Tail Latency Is Where Users Live

Chasing medians hides user pain. Warm-cache TTFB p95/p99 are sensitive to filesystem variance, network jitter, and PHP-FPM queue behavior under brief surges. NVMe-backed RBD, tuned pools, and fewer context switches produced more predictable p99s even when throughput didn’t change much – all resulting in smoother UX.

Edge Compatibility Has To Be A First-Class Test

Header correctness, cache-control coherence, revalidation behavior, and surrogate key hygiene must be part of acceptance tests if you run behind CDNs. Our simulated edge tier caught regressions origin-only tests missed.

HTTP/3 Is Not Magic, But It Helps

In several EU metros, QUIC reduced handshake cost enough to lower TTFB p50 on cold connect. It didn’t change steady-state warm cache much, but for new visitors and bursty traffic, the benefit is real and measurable.

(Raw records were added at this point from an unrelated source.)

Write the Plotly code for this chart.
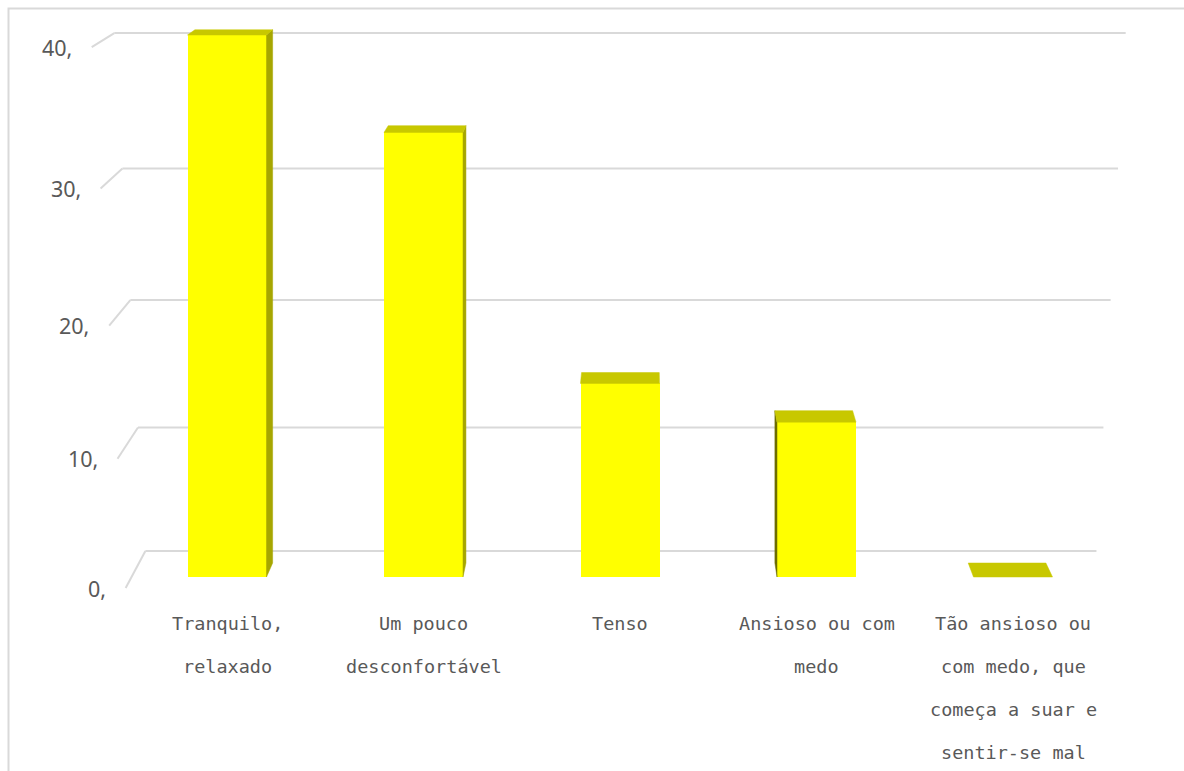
import plotly.graph_objects as go

# ---------------- data ----------------
categories = [
    "Tranquilo,\nrelaxado",
    "Um pouco\ndesconfortável",
    "Tenso",
    "Ansioso ou com\nmedo",
    "Tão ansioso ou\ncom medo, que\ncomeça a suar e\nsentir-se mal",
]
values = [40.6, 33.3, 14.5, 11.6, 0.0]
tick_values = [0, 10, 20, 30, 40]
tick_labels = ["0,", "10,", "20,", "30,", "40,"]

# ---------------- geometry / style ----------------
W, H = 1184, 771
PX_PER_CAT = 196.5      # pixels between category centres
X0_PX = 227             # pixel of first category centre
PX_PER_UNIT = 13.35     # pixels per value unit (bar front plane)
BASE_PX = 577           # pixel of value 0 at bar front plane
BAR_W = 0.402

x_min = -X0_PX / PX_PER_CAT
x_max = (W - X0_PX) / PX_PER_CAT
y_max = BASE_PX / PX_PER_UNIT
y_min = (BASE_PX - H) / PX_PER_UNIT

# perspective (vanishing point in data units) and depth factors
XVP = (646 - X0_PX) / PX_PER_CAT
YVP = (BASE_PX + 289) / PX_PER_UNIT
K_BACK = 852 / 866      # back of the bars
K_WALL = 840 / 866      # back wall
K_AXIS = 877 / 866      # front axis plane
XC, A = 2.08, 0.00164   # vertical convergence of the walls
SAG = 0.0015            # pitch compression of the wall scale
T_MAX = 40
WALL_L, WALL_R = -0.486, 4.488

GRID = "#d9d9d9"
TXT = "#595959"
FRONT = "#FFFF00"
TOP = "#C8C800"
RSIDE = "#A6A600"
LSIDE = "#6E6E00"


def proj(x, v, k, conv=False):
    xp = XVP + (x - XVP) * k
    yp = YVP + (v - YVP) * k
    if conv:
        yp -= SAG * v * (T_MAX - v)
        xp = XC + (xp - XC) * (1 + A * yp)
    return xp, yp


fig = go.Figure()

# bar front faces
fig.add_trace(go.Bar(
    x=list(range(len(values))), y=values, width=BAR_W,
    marker=dict(color=FRONT, line=dict(width=0)),
    hoverinfo="skip", showlegend=False,
))


def poly(pts, color):
    xs = [p[0] for p in pts] + [pts[0][0]]
    ys = [p[1] for p in pts] + [pts[0][1]]
    fig.add_trace(go.Scatter(
        x=xs, y=ys, mode="lines", fill="toself", fillcolor=color,
        line=dict(color=color, width=0.5), hoverinfo="skip", showlegend=False,
    ))


for i, v in enumerate(values):
    xl, xr = i - BAR_W / 2, i + BAR_W / 2
    # side faces
    if xr < XVP and v > 0:
        poly([(xr, 0), (xr, v), proj(xr, v, K_BACK), proj(xr, 0, K_BACK)], RSIDE)
    if xl > XVP and v > 0:
        poly([(xl, 0), (xl, v), proj(xl, v, K_BACK), proj(xl, 0, K_BACK)], LSIDE)
    # top face
    poly([(xl, v), (xr, v), proj(xr, v, K_BACK), proj(xl, v, K_BACK)], TOP)

shapes = []
annotations = []

# back-wall gridlines and left diagonals
for t, lab in zip(tick_values, tick_labels):
    p1 = proj(WALL_L, t, K_WALL, True)
    p2 = proj(WALL_R, t, K_WALL, True)
    p3 = proj(WALL_L, t, K_AXIS, True)
    shapes.append(dict(type="line", xref="x", yref="y", layer="below",
                       x0=p1[0], y0=p1[1], x1=p2[0], y1=p2[1],
                       line=dict(color=GRID, width=2)))
    shapes.append(dict(type="line", xref="x", yref="y", layer="below",
                       x0=p1[0], y0=p1[1], x1=p3[0], y1=p3[1],
                       line=dict(color=GRID, width=2)))
    annotations.append(dict(x=p3[0], y=p3[1], xref="x", yref="y", text=lab,
                            showarrow=False, xanchor="right", yanchor="middle",
                            xshift=-18,
                            font=dict(family="Noto Sans", size=21.5, color=TXT)))

# category labels
LINE0_PX, LINE_STEP_PX = 623, 43
for i, cat in enumerate(categories):
    for j, line in enumerate(cat.split("\n")):
        ypx = LINE0_PX + LINE_STEP_PX * j
        annotations.append(dict(x=i, y=(BASE_PX - ypx) / PX_PER_UNIT,
                                xref="x", yref="y", text=line,
                                showarrow=False, xanchor="center", yanchor="middle",
                                font=dict(family="DejaVu Sans Mono", size=18.5, color=TXT)))

# outer chart border
shapes.append(dict(type="rect", xref="paper", yref="paper", layer="below",
                   x0=8.5 / W, y0=-0.05, x1=1.05, y1=1 - 8.5 / H,
                   line=dict(color=GRID, width=2), fillcolor="rgba(0,0,0,0)"))

fig.update_layout(
    width=W, height=H, autosize=False,
    margin=dict(l=0, r=0, t=0, b=0, pad=0),
    paper_bgcolor="white", plot_bgcolor="white",
    xaxis=dict(range=[x_min, x_max], visible=False, fixedrange=True),
    yaxis=dict(range=[y_min, y_max], visible=False, fixedrange=True),
    shapes=shapes, annotations=annotations,
    bargap=0, showlegend=False,
)

fig.write_html("out.html")
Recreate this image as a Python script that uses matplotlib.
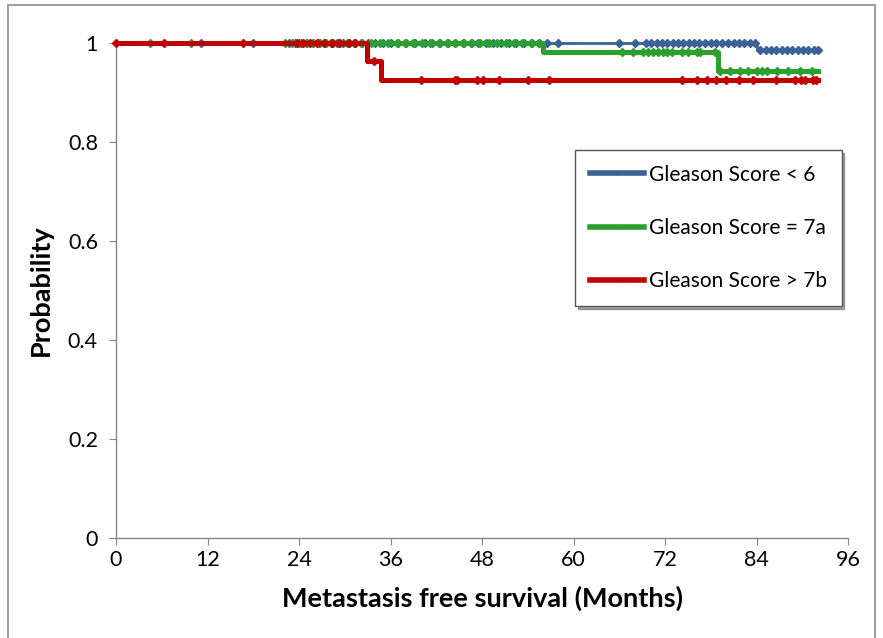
import numpy as np
import matplotlib
matplotlib.use("Agg")
import matplotlib.pyplot as plt
from matplotlib.patches import Rectangle

plt.rcParams['font.family'] = ['Lato', 'DejaVu Sans']

# Kaplan-Meier step data (time in months, survival probability)
blue_times = [0, 84.0, 92.0]
blue_surv = [1.0, 0.986, 0.986]
green_times = [0, 56.0, 78.9, 92.0]
green_surv = [1.0, 0.981, 0.943, 0.943]
red_times = [0, 32.9, 34.8, 92.0]
red_surv = [1.0, 0.963, 0.926, 0.926]

# censoring times
blue_cens = [11.1, 18, 22.7, 23.5, 24.3, 25, 25.8, 26.6, 27.4, 28.2, 29, 29.8,
             30.6, 31.4, 32.2, 33, 34, 35, 36, 37, 38, 39.2, 40.5, 41.5, 42.5,
             43.5, 44.5, 45.5, 46.5, 47.5, 48.5, 49.5, 50.5, 51.5, 52.5, 53.5,
             54.5, 55.5, 56.5, 58, 66, 68, 69.5, 70.2, 70.9, 71.6, 72.3, 73,
             73.7, 74.4, 75.1, 75.8, 76.5, 77.3, 78, 78.7, 79.5, 80.3, 81, 81.7,
             82.4, 83.1, 83.8, 84.5, 85.2, 85.9, 86.6, 87.3, 88, 88.7, 89.4,
             90.1, 90.8, 91.5, 92]
green_cens = [4.5, 9.8, 22.2, 23.1, 24, 24.9, 25.8, 26.7, 27.6, 28.5, 29.4,
              30.3, 31.2, 32.1, 33.5, 34.6, 35.7, 36.8, 37.9, 39, 40.1, 41.2,
              42.3, 43.4, 44.5, 45.6, 46.7, 47.8, 48.9, 50, 51.1, 52.2, 53.3,
              54.4, 55.5, 66.3, 67.8, 69.1, 69.8, 70.4, 71.1, 71.7, 72.3, 72.9,
              74.2, 75, 76.2, 76.6, 78.5, 79.2, 80.5, 81.8, 82.9, 84.1, 84.7,
              85.4, 86.7, 88.1, 89.7, 91.3]
red_cens = [0, 6.3, 16.6, 23.7, 24.5, 25.4, 26.4, 27.3, 28.3, 29.3, 30.6, 31.3,
            33.8, 40, 44.5, 44.7, 47.3, 48.1, 50.2, 54, 56.8, 74.2, 76.2, 77.5,
            78.7, 80, 81.7, 83.5, 86.6, 89, 89.9, 90.4, 91.4, 91.8]

labels = ["Gleason Score < 6", "Gleason Score = 7a", "Gleason Score > 7b"]
colors = ["#3a6296", "#2ca02c", "#c00000"]
x_ticks = [0, 12, 24, 36, 48, 60, 72, 84, 96]
y_ticks = [0, 0.2, 0.4, 0.6, 0.8, 1]
y_ticklabels = ["0", "0.2", "0.4", "0.6", "0.8", "1"]

fig = plt.figure(figsize=(8.83, 6.38), dpi=100)
ax = fig.add_axes([116/883, 1-538/638, 732/883, 495/638])

series = [(blue_times, blue_surv, blue_cens, 2.0),
          (green_times, green_surv, green_cens, 3.6),
          (red_times, red_surv, red_cens, 3.6)]

for (t, s, c, lw), col, lab in zip(series, colors, labels):
    ax.step(t, s, where='post', color=col, lw=lw, clip_on=False, zorder=3)
    t_arr = np.array(t)
    s_arr = np.array(s)
    idx = np.searchsorted(t_arr, np.array(c), side='right') - 1
    ax.plot(c, s_arr[idx], linestyle='none', marker='D', ms=4.0,
            color=col, clip_on=False, zorder=3)
    ax.plot([], [], color=col, lw=4, marker='|', ms=3, label=lab)

ax.set_xlim(0, 96)
ax.set_ylim(0, 1)
ax.set_xticks(x_ticks)
ax.set_xticklabels([str(v) for v in x_ticks])
ax.set_yticks(y_ticks)
ax.set_yticklabels(y_ticklabels)
for sp in ['top', 'right']:
    ax.spines[sp].set_visible(False)
for sp in ['left', 'bottom']:
    ax.spines[sp].set_color('#868686')
    ax.spines[sp].set_linewidth(1.0)
ax.tick_params(axis='both', direction='out', length=5, color='#868686',
               labelsize=15.5)
ax.tick_params(axis='y', pad=8)
ax.tick_params(axis='x', pad=4)

ax.set_xlabel("Metastasis free survival (Months)", fontsize=19.5,
              fontweight='bold', labelpad=11)
ax.set_ylabel("Probability", fontsize=19.5, fontweight='bold', labelpad=11)

leg = ax.legend(loc='upper left', bbox_to_anchor=(0.627, 0.784),
                fontsize=15, frameon=True, shadow=True, fancybox=False,
                labelspacing=1.6, handlelength=2.6, handletextpad=0.25,
                borderpad=0.7, borderaxespad=0)
leg.get_frame().set_edgecolor('#555555')
leg.get_frame().set_linewidth(1.0)

fig.patches.append(Rectangle((8/883, -0.01), 867/883, 1 - 5/638 + 0.01,
                             transform=fig.transFigure, fill=False,
                             edgecolor='#8c8c8c', lw=1.2))

fig.savefig("out.png", dpi=100)
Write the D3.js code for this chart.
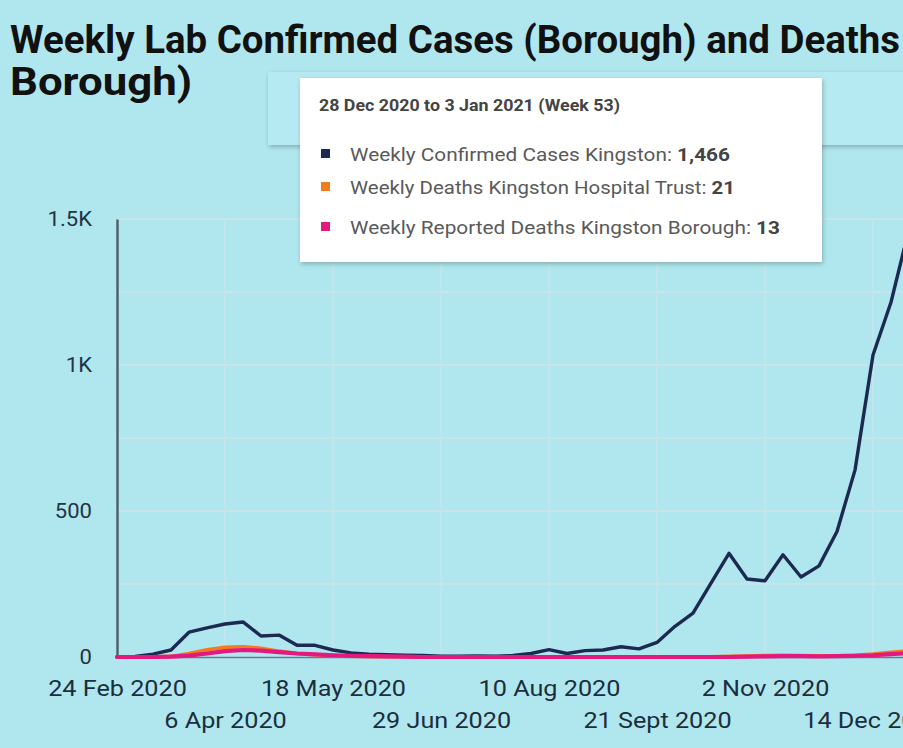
<!DOCTYPE html>
<html><head><meta charset="utf-8">
<script src="https://cdn.jsdelivr.net/npm/d3@7"></script>
<style>
html,body{margin:0;padding:0;background:#b0e7ef;overflow:hidden}
svg{display:block}
</style></head>
<body>
<svg id="c" width="903" height="748"></svg>
<script>
// ---- data ----
const startDate = "2020-02-24";
const weeksCount = 45;
const cases = [0,2,10,24,85,100,113,120,72,75,40,40,24,14,10,8,6,5,3,3,4,3,5,12,25,12,22,24,35,28,50,105,150,253,355,267,261,350,274,312,430,640,1034,1215,1466];
const deathsTrust = [0,0,0,2,12,25,33,35,30,20,12,8,5,3,2,1,1,0,0,0,0,0,0,0,0,0,0,0,0,0,0,0,0,1,2,3,5,6,5,4,4,6,10,16,21];
const deathsBorough = [0,0,0,1,5,12,20,24,22,17,12,9,6,4,3,2,1,0,0,0,0,0,0,0,0,0,0,0,0,0,0,0,0,0,0,1,2,3,3,2,3,4,6,10,13];
const seriesNames = ["Weekly Confirmed Cases Kingston","Weekly Deaths Kingston Hospital Trust","Weekly Reported Deaths Kingston Borough"];
const seriesColors = ["#1c2a52","#f47a1f","#e4197f"];
const xTickDates = ["2020-02-24","2020-04-06","2020-05-18","2020-06-29","2020-08-10","2020-09-21","2020-11-02","2020-12-14"];
const xTickLabels = ["24 Feb 2020","6 Apr 2020","18 May 2020","29 Jun 2020","10 Aug 2020","21 Sept 2020","2 Nov 2020","14 Dec 2020"];
const yTicks = [0,500,1000,1500];
const yTickLabels = ["0","500","1K","1.5K"];
const yGrid = [250,500,750,1000,1250,1500];
const titleLines = ["Weekly Lab Confirmed Cases (Borough) and Deaths","Borough)"];
const tooltipTitle = "28 Dec 2020 to 3 Jan 2021 (Week 53)";
const tooltipValues = ["1,466","21","13"];

// ---- build ----
const parse = d3.timeParse("%Y-%m-%d");
const t0 = parse(startDate);
const dates = d3.range(weeksCount).map(i => d3.timeDay.offset(t0, 7*i));
const svg = d3.select("#c");
const W = 903, H = 748;
svg.append("rect").attr("width",W).attr("height",H).attr("fill","#b0e7ef");

const x = d3.scaleTime().domain([dates[0], dates[dates.length-1]]).range([117, 909]);
const y = d3.scaleLinear().domain([0,1500]).range([657, 219]);

// grid
const g = svg.append("g");
g.selectAll("line.hg").data(yGrid).join("line")
  .attr("x1",117).attr("x2",W).attr("y1",d=>y(d)).attr("y2",d=>y(d))
  .attr("stroke","#c6e4e9").attr("stroke-width",1.8);
g.selectAll("line.vg").data(xTickDates.slice(1)).join("line")
  .attr("x1",d=>x(parse(d))).attr("x2",d=>x(parse(d))).attr("y1",y(1500)).attr("y2",y(0))
  .attr("stroke","#c6e4e9").attr("stroke-width",1.8);

function stretch(sel, k){
  sel.each(function(){
    const w = this.getComputedTextLength();
    d3.select(this).attr("textLength", w*k).attr("lengthAdjust","spacingAndGlyphs");
  });
}

// y axis
const yAxis = d3.axisLeft(y).tickValues(yTicks).tickSize(0).tickPadding(25)
  .tickFormat((d,i)=>yTickLabels[i]);
const ya = svg.append("g").attr("transform","translate(117,0)").call(yAxis);
ya.select(".domain").attr("stroke","#4d5d68").attr("stroke-width",2.4);
ya.selectAll("text").attr("font-family","Roboto, sans-serif").attr("font-size",21).attr("fill","#243442");
stretch(ya.selectAll("text"), 1.05);

// x axis
const xAxis = d3.axisBottom(x).tickValues(xTickDates.map(parse)).tickSize(0)
  .tickFormat((d,i)=>xTickLabels[i]);
const xa = svg.append("g").attr("transform",`translate(0,${y(0)})`).call(xAxis);
xa.select(".domain").attr("stroke","#6a7a84").attr("stroke-width",1.5);
xa.selectAll("text").attr("font-family","Roboto, sans-serif").attr("font-size",22.5).attr("fill","#1c2e3c")
  .attr("dy",null).attr("y",(d,i)=> i%2===0 ? 39 : 71);
stretch(xa.selectAll("text"), 1.12);

// lines
const seriesData = [cases, deathsTrust, deathsBorough];
const line = d3.line().x((d,i)=>x(dates[i])).y(d=>y(d));
const widths = [3.4, 3.6, 4.2];
seriesData.forEach((s,k)=>{
  svg.append("path").datum(s).attr("d",line).attr("fill","none")
    .attr("stroke",seriesColors[k]).attr("stroke-width",widths[k])
    .attr("stroke-linejoin","round").attr("stroke-linecap","round");
});

// title
const tt = svg.append("g");
tt.append("text").attr("x",10).attr("y",53).text(titleLines[0])
  .attr("font-family","Roboto, sans-serif").attr("font-weight",700).attr("font-size",38)
  .attr("fill","#111").attr("textLength",890).attr("lengthAdjust","spacingAndGlyphs");
tt.append("text").attr("x",10).attr("y",95).text(titleLines[1])
  .attr("font-family","Roboto, sans-serif").attr("font-weight",700).attr("font-size",38)
  .attr("fill","#111").attr("textLength",182).attr("lengthAdjust","spacingAndGlyphs");

// faint panel behind tooltip
const defs = svg.append("defs");
const f = defs.append("filter").attr("id","sh").attr("x","-10%").attr("y","-10%").attr("width","130%").attr("height","140%");
f.append("feDropShadow").attr("dx",1).attr("dy",2).attr("stdDeviation",2.5).attr("flood-color","#000").attr("flood-opacity",0.25);
svg.append("rect").attr("x",268).attr("y",72).attr("width",660).attr("height",73)
  .attr("fill","#b6eaf2").attr("filter","url(#sh)");

// tooltip
const tip = svg.append("g");
tip.append("rect").attr("x",300).attr("y",78).attr("width",522).attr("height",184)
  .attr("fill","#fff").attr("filter","url(#sh)");
tip.append("text").attr("x",319).attr("y",111).text(tooltipTitle)
  .attr("font-family","Roboto, sans-serif").attr("font-weight",700).attr("font-size",16).attr("fill","#444")
  .attr("textLength",301).attr("lengthAdjust","spacingAndGlyphs");
const rowY = [161, 194, 234];
const rowLen = [380, 385, 430];
seriesNames.forEach((n,k)=>{
  tip.append("rect").attr("x",321).attr("y",rowY[k]-12).attr("width",9).attr("height",9).attr("fill",seriesColors[k]);
  const t = tip.append("text").attr("x",350).attr("y",rowY[k]).attr("font-family","Roboto, sans-serif")
    .attr("font-size",17.5).attr("fill","#5a5a5a").attr("textLength",rowLen[k]).attr("lengthAdjust","spacingAndGlyphs");
  t.append("tspan").text(n+": ");
  t.append("tspan").text(tooltipValues[k]).attr("font-weight",700).attr("fill","#444");
});
</script>
</body></html>
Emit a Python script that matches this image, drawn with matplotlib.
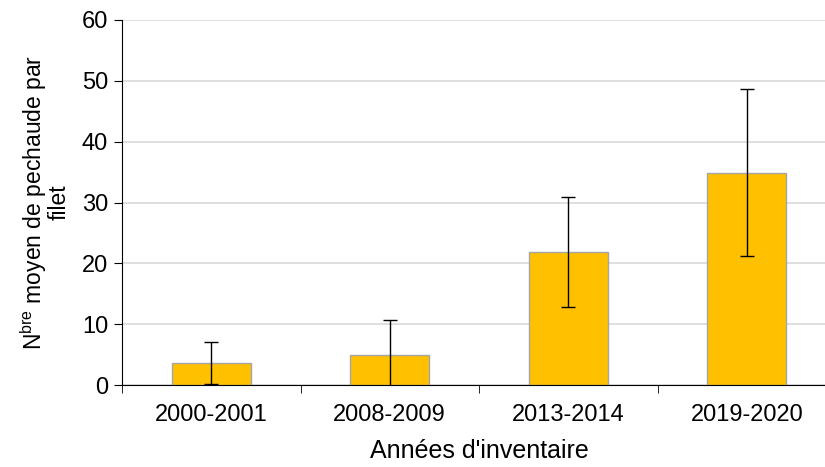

Partnership Benefits Beyond Servers

Co-design sessions: capacity planning before launches; agreed change windows for kernel/hypervisor updates.
Proactive advice: when a CPU class regressed on specific microcode, we got notice and a migration path before impact.
Shared OSS values: our stack rides on CloudStack, Ceph, Kubernetes, Prometheus, Grafana; their team contributes fixes and upstream knowledge.
Business continuity: DR runbooks with snapshots, IaC, and regional failover are rehearsed, not just written.

The Next Three Years

Smarter Warmups And Targeting

We’re experimenting with traffic-aware preloads (ranking URLs by historical miss pain and warming accordingly) to shrink complaint windows after big content pushes. The telemetry is there; the orchestration rhythm is next.

Deeper CDN Integrations

Tagging and granular purge at the edge (vs brute-force clears) will stay a focus. We want origin and edge to behave like a coherent system with minimal human tuning.

Edge Compute Tests

Some validation can move closer to users. We’ll explore running small pieces of logic at the edge to reduce origin dependency for frequently changing but safely cacheable fragments.

TL;DR

Caching seems simple until you must make it boring across a million unpredictable sites. Three years with LifeinCloud let us turn “it works on my laptop” into “it works in London, Frankfurt, Paris, and Bucharest under real conditions.” We ship faster because infra is stable; we debug better because telemetry is honest; and we sleep more because automation handles the dangerous hours.

If you evaluate infrastructure for WordPress performance work, you want what we wanted: open-source primitives, measurable I/O, clean networking, and humans who know the difference between a kernel parameter and a product feature. That’s what we got with LifeinCloud, and it’s why we’re comfortable saying this partnership helped WP Fastest Cache move from “fast on paper” to “fast in production.”